L'orchestre retentitJe préconiserais l’établissement d’« orchestres » de jeunes « ouverts », communautaires et socialement inclusifs, en partenariat avec des orchestres professionnels à l’échelle du Canada, comme réponse stratégique et pratique aux revendications exigeantes et catégoriques incluses dans le rapport. Ces orchestres seraient inspirés du modèle du Setúbal Youth Ensemble que j’ai développé au cours des cinq dernières années dans le cadre de mon festival de musique au Portugal. En bref, grâce à un processus d’auditions ouvertes excluant toute hypothèse quant à une structure orchestrale eurocentrique, l’Ensemble résultant a permis de recruter et de conserver environ le quart de ses membres auprès de groupes de tradition auditive, venant de la population locale d’immigrants des anciennes colonies portugaises d’Afrique et d’Amérique du Sud, et un autre quart composé de jeunes à besoins spéciaux et aux prises avec diverses incapacités, tandis qu’environ la moitié des membres viennent du milieu traditionnel de l’éducation musicale, tous étant choisis en raison de leur talent. Comme l’instrumentation dépend des jeunes musiciens retenus plutôt que l’inverse, il n’y a pas de répertoire standard. Toute la musique de l’Ensemble doit donc être spécialement composée ou arrangée pour le groupe : cela a créé des occasions de création uniques pour une génération nouvelle de compositeurs et nécessité des combinaisons inhabituelles d’instruments (y compris l’utilisation de la technologie accessible, au besoin) et l’invention de notations spéciales pour permettre la participation des membres incapables de lire la langue musicale traditionnelle. Cet Ensemble est « l’orchestre de jeunes » officiel de Setúbal.

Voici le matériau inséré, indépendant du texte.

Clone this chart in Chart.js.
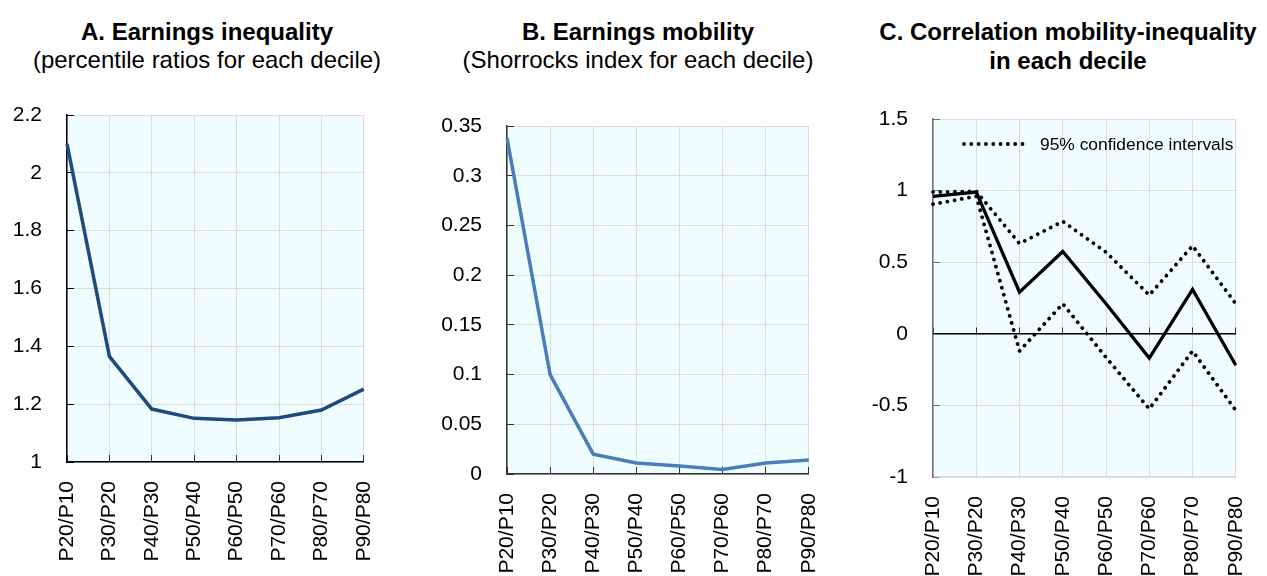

Je crois qu’il sera important pour les orchestres, s’ils veulent réagir avec résonance au rapport L’orchestre retentit, de poursuivre leur évolution positive et gérable, plutôt que de provoquer une révolution soudaine et éventuellement dommageable. Le modèle Setúbal peut appuyer cette approche en suscitant une action décisive et en veillant à ce que toute « révolution » qui s’impose soit menée par les générations nouvelles et émergentes de musiciens qui misent sur la collaboration. Les ensembles de ce genre – qui formeront des communautés musicales jeunes, novatrices, adaptables, inclusives et diversifiées – auront de bien meilleures chances que les orchestres matures, établis et bien sûr moins souples, de persuader les conservatoires et universités d’écouter leurs revendications en faveur de transformations fondamentales dans leurs parcours d’enseignement et de formation, ainsi que d’y répondre. Ces parcours sont actuellement trop étroits et insuffisamment balisés pour aider les musiciens issus d’une tradition non eurocentrique ou autochtone à faire de véritables progrès; ils sont aussi complètement inaccessibles pour la plupart des personnes ayant des incapacités physiques, des difficultés d’apprentissages et d’autres besoins spéciaux.

Bref, l’adoption du modèle du Setúbal Youth Ensemble, adapté en fonction de chaque ensemble et de chaque communauté, aura pour conséquence, au lieu d’imposer les hiérarchies classiques de l’Occident et ses pratiques en matière de leadership, d’instrumentation, de répertoire, de notation et de méthodes de répétition, de favoriser l’inclusion dans le processus de divers genres musicaux (selon la composition diversifiée du groupe), d’œuvres et d’arrangements nouveaux, de l’improvisation, de la créativité mutuelle et d’échéanciers réglables. Cette approche n’est pas nécessairement coûteuse; elle est accessible pour les jeunes musiciens de tous les milieux et peut aider à répondre aux préoccupations exprimées par les défenseurs de l’équité, surtout parmi la population autochtone. En plus, elle multiplie pour les compositeurs et autres artistes créateurs les occasions de collaboration; elle peut promouvoir la musique comme forme artistique et plus largement sur divers fronts, y compris celui de son potentiel éprouvé mais inexploité sur les plans du développement, de la santé et du bien-être personnels. Cela aurait un succès retentissant!